Beyond The Will, Client Compass

Undue Influence – Burden Shifting

March 30, 2020


As a follow-up to Tiffany’s blog on the basics of undue influence, this blog focuses on a subset of undue influence cases involving a fiduciary relationship.  What is a fiduciary relationship and why is it important?  The clear fiduciary relationship is based upon a “per se” fiduciary relationship, such as a lawyer-client relationship, trustee-beneficiary relationship, or attorney-in-fact (a type of principal-agent relationship).  But a fiduciary relationship also can arise out of the specific circumstances of the relationship.  These include situations where there is a high level of trust placed on or discretion given to someone, such as through bill paying, managing investments, overseeing day-to-day life for someone, etc.

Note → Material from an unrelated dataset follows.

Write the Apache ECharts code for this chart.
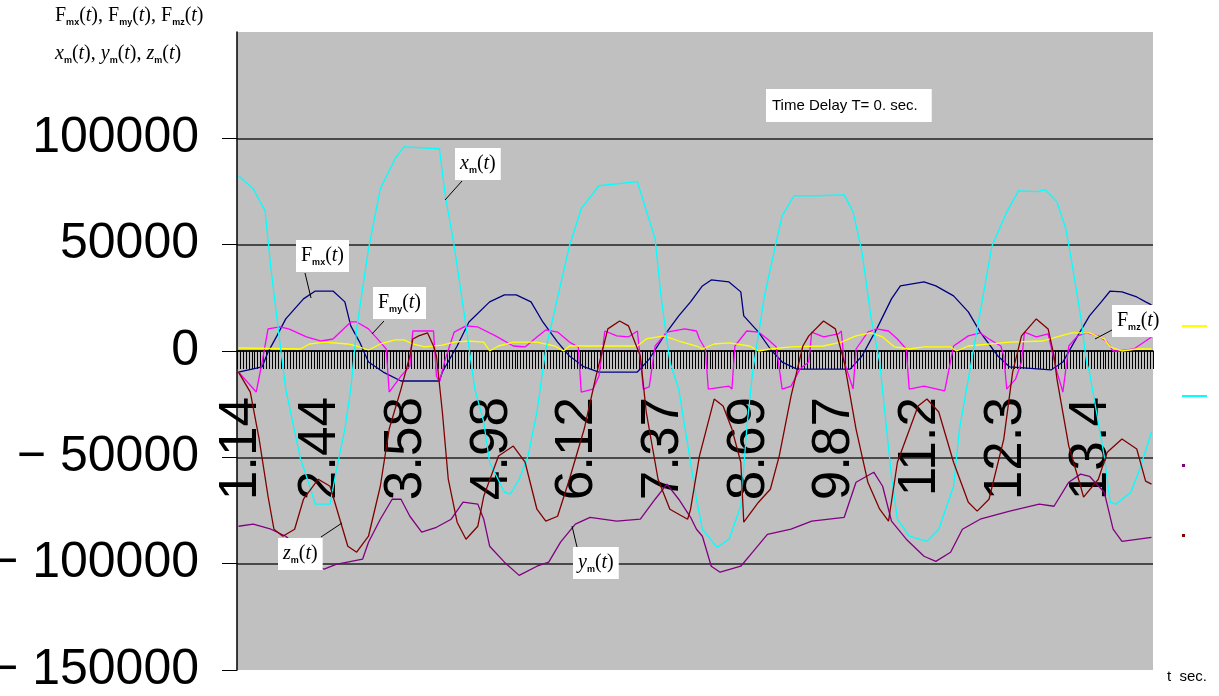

Whether or not a fiduciary relationship exists is important from a legal perspective because it could impact which party has the burden of proof at trial.  Typically the party alleging undue influence has the burden of proof at trial.  In cases involving a fiduciary relationship, however, the burden of proof could shift to the fiduciary to prove the absence of undue influence, by establishing that the transaction at issue did not violate their fiduciary obligations.  Such burden-shifting occurs only where the fiduciary has actually taken part in the transaction at issue.  An obvious example is where a trusted daughter, who serves as attorney-in-fact for her elderly parent, arranges for a new estate planning attorney to prepare a new estate plan; actively participates in the meetings with the new attorney and her parent; winds up as the sole beneficiary of her parent’s estate to the exclusion of siblings.  Questions arise whether the parent received independent legal counsel or made the bequests with full knowledge and intent.  It certainly could be argued that the daughter orchestrated this new estate plan and the elderly parent merely acquiesced to their daughter’s recommendations.

These are my favorite type of probate litigation cases because of their factual and legal complexity.  It is important to pursue discovery from relevant witnesses and to analyze the facts with an eye on potential burden-shifting, as this type of legal argument could impact settlement discussions and the burden of proof during trial.  As always, if you face a legal issue involving undue influence claims, it is important to consult an attorney who specializes in this area of the law.